• _Description of the task_: Copy the first line of the entries below and every line after it through the line containing "const px = v => (v - L) / W;". Do not include pictures.

(Source records)
==============================

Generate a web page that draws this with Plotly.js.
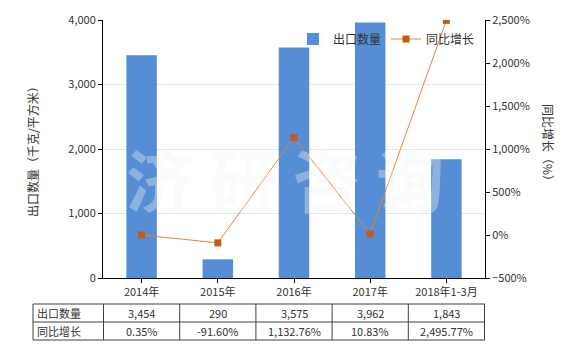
<!DOCTYPE html>
<html><head><meta charset="utf-8">
<script src="https://cdn.plot.ly/plotly-3.0.1.min.js"></script>
<style>html,body{margin:0;padding:0;background:#fff}#chart{width:580px;height:350px}</style>
</head><body><div id="chart"></div>
<script>
const categories = ['2014年','2015年','2016年','2017年','2018年1-3月'];
const exportQty = [3454, 290, 3575, 3962, 1843];
const yoyGrowth = [0.35, -91.60, 1132.76, 10.83, 2495.77];
const seriesNames = ['出口数量','同比增长'];
const leftTitle = '出口数量（千克/平方米）';
const rightTitle = '同比增长（%）';
const watermark = '济 研 咨 询';

const FONT = '"Noto Sans CJK SC", "Microsoft YaHei", sans-serif';
const txt = '#333333';
const border = '#404040';

const L = 103, R = 485, T = 20, B = 278;
const H = B - T, W = R - L;
const py = v => (B - v) / H;
const px = v => (v - L) / W;

const tTop = py(304), tMid = py(322), tBot = py(340);
const shapes = [];
const annotations = [];
[tTop, tMid, tBot].forEach(y => shapes.push({type:'line', xref:'paper', yref:'paper', x0:px(33), x1:1, y0:y, y1:y, line:{color:border,width:1}}));
shapes.push({type:'line', xref:'paper', yref:'paper', x0:px(33), x1:px(33), y0:tTop, y1:tBot, line:{color:border,width:1}});
for (let i = 0; i <= categories.length; i++) {
  shapes.push({type:'line', xref:'x', yref:'paper', x0:i-0.5, x1:i-0.5, y0:tTop, y1:tBot, line:{color:border,width:1}});
}
const rowY = [(tTop+tMid)/2, (tMid+tBot)/2];
seriesNames.forEach((n, r) => annotations.push({xref:'paper', yref:'paper', x:px(35), y:rowY[r], xanchor:'left', yanchor:'middle', text:n, showarrow:false, font:{size:11, color:txt}}));
categories.forEach((c, i) => {
  annotations.push({xref:'x', yref:'paper', x:i, y:rowY[0], text:exportQty[i].toLocaleString('en-US'), showarrow:false, yanchor:'middle', font:{size:11, color:txt}});
  annotations.push({xref:'x', yref:'paper', x:i, y:rowY[1], text:yoyGrowth[i].toLocaleString('en-US',{minimumFractionDigits:2, maximumFractionDigits:2})+'%', showarrow:false, yanchor:'middle', font:{size:11, color:txt}});
});
annotations.push({xref:'paper', yref:'paper', x:px(32), y:py(149), text:leftTitle, textangle:-90, showarrow:false, xanchor:'center', yanchor:'middle', font:{size:12, color:txt}});
annotations.push({xref:'paper', yref:'paper', x:px(549), y:py(145), text:rightTitle, textangle:90, showarrow:false, xanchor:'center', yanchor:'middle', font:{size:12, color:txt}});
annotations.push({xref:'paper', yref:'paper', x:px(285), y:py(177), text:watermark, showarrow:false, xanchor:'center', yanchor:'middle', font:{size:68, color:'rgba(240,245,245,0.36)', family:FONT, weight:'bold'}});

const data = [
  {type:'bar', x:categories, y:exportQty, name:seriesNames[0], marker:{color:'#558ed5'}, width:0.4, yaxis:'y'},
  {type:'scatter', mode:'lines+markers', x:categories, y:yoyGrowth, name:seriesNames[1], yaxis:'y2',
   line:{color:'#e8803a', width:1}, marker:{symbol:'square', size:7, color:'#c55a11'}}
];

const layout = {
  width:580, height:350,
  margin:{l:L, r:580-R, t:T, b:350-B, pad:0},
  paper_bgcolor:'#fff', plot_bgcolor:'#fff',
  font:{family:FONT, size:11, color:txt},
  showlegend:true,
  legend:{orientation:'h', x:px(293), y:py(39), xanchor:'left', yanchor:'middle', bgcolor:'rgba(0,0,0,0)', font:{size:12, color:txt}, itemwidth:30},
  xaxis:{type:'category', showline:true, linecolor:'#000', linewidth:1, ticks:'outside', ticklen:4, tickcolor:'#000', showgrid:false, tickfont:{size:11, color:txt}},
  yaxis:{range:[0,4000], dtick:1000, tickformat:',d', showline:true, linecolor:'#000', linewidth:1, ticks:'outside', ticklen:4, tickcolor:'#000', gridcolor:'#e6e6e6', zeroline:false, tickfont:{size:11, color:txt}},
  yaxis2:{overlaying:'y', side:'right', range:[-500,2500], dtick:500, tickformat:',d', ticksuffix:'%', showline:true, linecolor:'#000', linewidth:1, ticks:'outside', ticklen:4, tickcolor:'#000', showgrid:false, zeroline:false, tickfont:{size:11, color:txt}},
  shapes: shapes,
  annotations: annotations
};
Plotly.newPlot('chart', data, layout, {staticPlot:true, displayModeBar:false});
</script></body></html>
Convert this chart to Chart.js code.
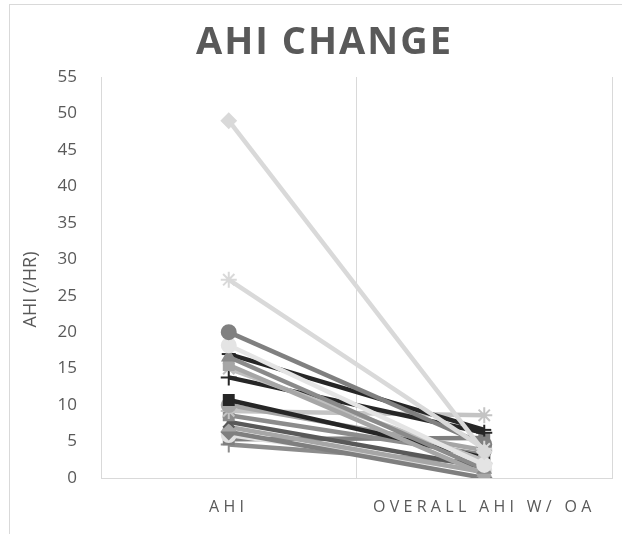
<!DOCTYPE html>
<html>
<head>
<meta charset="utf-8">
<script src="https://cdn.jsdelivr.net/npm/chart.js@4.4.0/dist/chart.umd.min.js"></script>
<style>
  html, body { margin: 0; padding: 0; background: #fff; }
</style>
</head>
<body>
<canvas id="c" width="622" height="534"></canvas>
<script>
// categories on the x axis
const categories = ['AHI', 'OVERALL AHI W/ OA'];

// one entry per patient: AHI before, AHI with oral appliance
const ahiBefore = [49.0, 27.2, 20.0, 18.2, 16.6, 17.0, 15.5, 15.0, 13.8, 10.7, 10.0, 9.2, 8.6, 7.7, 7.0, 6.3, 5.9, 5.3, 4.6];
const ahiAfter  = [ 3.6,  4.0,  4.6,  1.8,  1.2,  6.6,  0.5,  2.4,  6.2,  2.8,  3.8, 8.6, 3.2, 1.5, 0.8, 0.0, 1.0, 5.5, 2.0];

const lineColors = ['#d9d9d9', '#d9d9d9', '#808080', '#e4e4e4', '#8a8a8a', '#262626', '#a6a6a6', '#bfbfbf', '#262626', '#262626',
                    '#a6a6a6', '#c4c4c4', '#8c8c8c', '#595959', '#a6a6a6', '#7f7f7f', '#e0e0e0', '#7f7f7f', '#8c8c8c'];
const markers = ['rectRot', 'star', 'circle', 'circle', 'triangle', 'line', 'rect', 'crossRot', 'cross', 'rect',
                 'circle', 'star', 'rect', 'crossRot', 'triangle', 'rectRot', 'circle', 'rect', 'cross'];

const datasets = ahiBefore.map((v, i) => ({
  label: 'Patient ' + (i + 1),
  data: [v, ahiAfter[i]],
  borderColor: lineColors[i],
  backgroundColor: lineColors[i],
  borderWidth: 4.5,
  pointStyle: markers[i],
  pointRadius: (markers[i] === 'star' || markers[i] === 'cross' || markers[i] === 'crossRot') ? 8 : 7,
  pointBorderWidth: 2,
  pointBackgroundColor: lineColors[i],
  pointBorderColor: lineColors[i],
  tension: 0
}));

// light frame around the chart, like the spreadsheet chart box
const frame = {
  id: 'frame',
  beforeDraw(chart) {
    const ctx = chart.ctx;
    ctx.save();
    ctx.strokeStyle = '#d9d9d9';
    ctx.lineWidth = 1;
    ctx.strokeRect(9.5, 4.5, 700, 600);
    ctx.restore();
  }
};

// spaced-out letters for the title and the category labels,
// title centred on the whole frame, y title nudged down a little
const spacing = {
  id: 'spacing',
  beforeDraw(chart) {
    const ctx = chart.ctx;
    const tb = chart.titleBlock;
    if (tb && !tb._spaced) {
      const orig = tb.draw.bind(tb);
      tb.draw = function (area) { ctx.save(); ctx.translate(12, 0); ctx.letterSpacing = '2px'; orig(area); ctx.restore(); };
      tb._spaced = true;
    }
    const x = chart.scales.x;
    if (x && !x._spaced) {
      const origLabels = x.drawLabels.bind(x);
      x.drawLabels = function (area) { ctx.save(); ctx.letterSpacing = '4.3px'; origLabels(area); ctx.restore(); };
      x._spaced = true;
    }
    const y = chart.scales.y;
    if (y && !y._moved) {
      const origTitle = y.drawTitle.bind(y);
      y.drawTitle = function () { ctx.save(); ctx.translate(0, 12); origTitle(); ctx.restore(); };
      y._moved = true;
    }
  }
};

new Chart(document.getElementById('c'), {
  type: 'line',
  data: { labels: categories, datasets: datasets },
  plugins: [frame, spacing],
  options: {
    responsive: false,
    animation: false,
    layout: { padding: { left: 10, right: 7, top: 0, bottom: 0 } },
    plugins: {
      legend: { display: false },
      tooltip: { enabled: false },
      title: {
        display: true,
        text: 'AHI CHANGE',
        color: '#595959',
        font: { family: 'Open Sans', size: 38, weight: 'bold', lineHeight: 1.2 },
        padding: { top: 20, bottom: 11.4 }
      }
    },
    scales: {
      x: {
        offset: true,
        grid: { display: true, offset: true, drawTicks: false, color: '#d9d9d9', lineWidth: 1 },
        border: { display: true, color: '#d9d9d9', width: 1 },
        ticks: { color: '#595959', font: { family: 'Open Sans', size: 16 }, padding: 20, maxRotation: 0 },
        afterFit: (scale) => { scale.height = 56; }
      },
      y: {
        min: 0,
        max: 55,
        grid: { display: false, drawTicks: false },
        border: { display: false },
        ticks: { stepSize: 5, color: '#595959', font: { family: 'Open Sans', size: 17 }, padding: 24 },
        title: {
          display: true,
          text: 'AHI (/HR)',
          color: '#595959',
          font: { family: 'Open Sans', size: 18, lineHeight: 1.2 },
          padding: { top: 10, bottom: 0 }
        },
        afterFit: (scale) => { scale.width = 91; }
      }
    }
  }
});
</script>
</body>
</html>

==============================

• _Answer to the problem_:
Generate a web page that draws this with Plotly.js.
<!DOCTYPE html>
<html><head><meta charset="utf-8">
<script src="https://cdn.plot.ly/plotly-3.0.1.min.js"></script>
<style>html,body{margin:0;padding:0;background:#fff}#chart{width:580px;height:350px}</style>
</head><body><div id="chart"></div>
<script>
const categories = ['2014年','2015年','2016年','2017年','2018年1-3月'];
const exportQty = [3454, 290, 3575, 3962, 1843];
const yoyGrowth = [0.35, -91.60, 1132.76, 10.83, 2495.77];
const seriesNames = ['出口数量','同比增长'];
const leftTitle = '出口数量（千克/平方米）';
const rightTitle = '同比增长（%）';
const watermark = '济 研 咨 询';

const FONT = '"Noto Sans CJK SC", "Microsoft YaHei", sans-serif';
const txt = '#333333';
const border = '#404040';

const L = 103, R = 485, T = 20, B = 278;
const H = B - T, W = R - L;
const py = v => (B - v) / H;
const px = v => (v - L) / W;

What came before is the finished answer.